Income Tax Ordinance 2001: Recovery from persons holding money of taxpayer

Income Tax Ordinance 2001: Recovery from persons holding money of taxpayer

KARACHI- The Federal Board of Revenue (FBR) in Pakistan has been granted enhanced powers under the recently updated Income Tax Ordinance, 2001, enabling it to recover taxes directly from individuals or entities holding money on behalf of a taxpayer.

The amended Section 140 of the Income Tax Ordinance, 2001 outlines the procedures and conditions under which the FBR can exercise this authority.

Key Provisions of Section 140:

Sub-Section (1):

The Commissioner, as per the amended law, can issue a written notice requiring any person or entity to pay to the FBR a specified amount of money owed to or held on behalf of a taxpayer. This includes individuals or entities owing money to the taxpayer, holding money for the taxpayer, holding money on account of another person for payment to the taxpayer, or having the authority to pay money to the taxpayer.

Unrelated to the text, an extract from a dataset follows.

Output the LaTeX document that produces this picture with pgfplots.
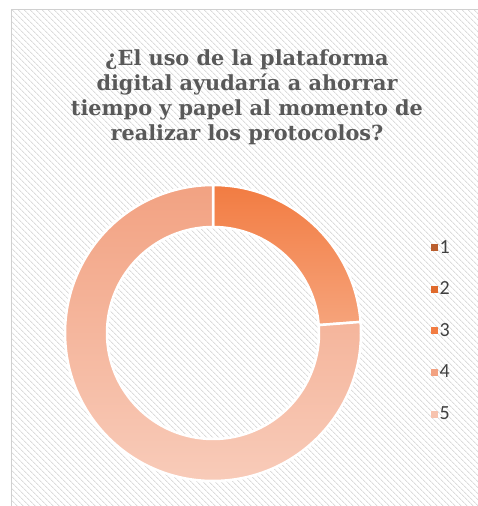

Proviso: The Commissioner is restricted from issuing such a notice if the taxpayer has filed an appeal under section 127 concerning the order under which the tax becomes payable. However, this exception applies only if the taxpayer has paid ten percent of the tax amount due.

Sub-Section (2):

The amount specified in the notice shall not exceed the amount of tax due by the taxpayer. If the money held is equal to or less than the tax amount, the notice cannot demand more than the held money. In other cases, the notice can only demand an amount sufficient to pay the tax due.

Sub-Section (3):

For individuals or entities making a series of payments to a taxpayer (e.g., salary), the notice may specify an amount to be paid out of each payment until the total tax due is paid.

Sub-Section (4):

The specified date for payment in the notice shall not precede the date on which the money becomes payable to the taxpayer or is held on the taxpayer’s behalf.

Sub-Section (5):

Provisions of sections 160, 161, 162, and 163 shall apply to the amount due under this section, treating it as if it were required to be deducted from a payment under Division III of Part V of the Income Tax Ordinance.

Sub-Section (6):

Any person complying with the notice and making a payment will be considered to have paid the amount under the authority of the taxpayer. The Commissioner’s receipt constitutes a valid discharge of the person’s liability to the taxpayer up to the paid amount.

Sub-Sections (7, 8, and 9):

These sub-sections have been omitted, suggesting a simplification or streamlining of the recovery process.

Sub-Section (10):

The definition of “person” in this section includes any Court, Tribunal, or other authority, broadening the scope of entities subject to these recovery provisions.

The amended Section 140 seeks to strengthen the FBR’s ability to expedite the recovery of taxes by directly engaging with third parties holding funds on behalf of taxpayers. This move is anticipated to enhance the efficiency of tax collection processes and address potential delays associated with traditional tax recovery mechanisms.